Martin Wolf argues strongly that the costs to the UK of being the insurer of last resort as implied by the government's Asset Protection Scheme are becoming dangerously high. The government has to make a choice. On the one hand it has to accept that losses from a modern banking system will always be too large and systemically disruptive that they will have to be socialized in which case banks should effectively become state owned utilities. Or if the government mandates that they need to remain in the commercial/private sector, then there needs to be a mechanism by which failure and re-structuring can take place. The government can no longer have it both ways.

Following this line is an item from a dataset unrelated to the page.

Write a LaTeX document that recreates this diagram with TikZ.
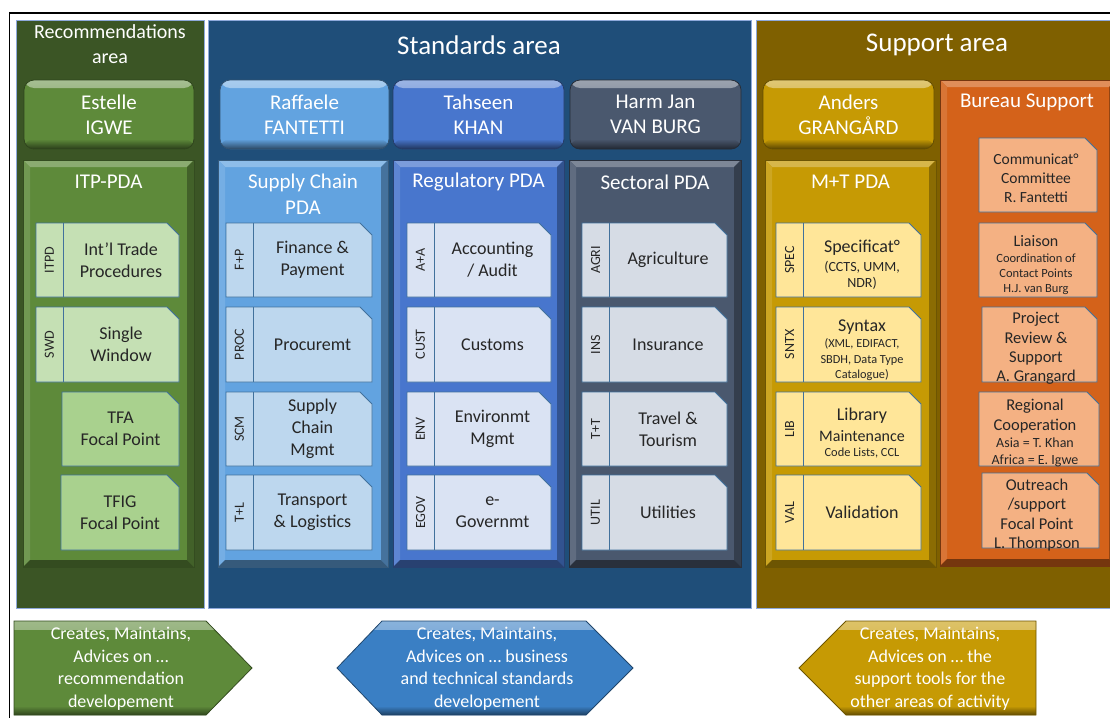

Here is an excerpt from Martin Wolf's excellent article

We must create effective mechanisms for orderly bankruptcy of very large financial institutions. Indeed, this is far and away the most important lesson of the crisis. Another is that if large institutions are too big and interconnected to fail, precisely because they are bound to get into serious trouble together, then talk of maintaining them as “commercial” operations, as the chancellor of the exchequer does, is a sick joke. Such banks are not commercial operations; they are expensive wards of the state and must be treated as such.

The UK government has to make a decision. If it believes that costly bail-out must be piled upon ever more costly bail-out, then the banking system can never be treated as a commercial activity again: it is a regulated utility – end of story. If the government does want it to be a commercial activity, then defaults are necessary, as some now argue. Take your pick. But do not believe you can have both. The UK cannot afford it.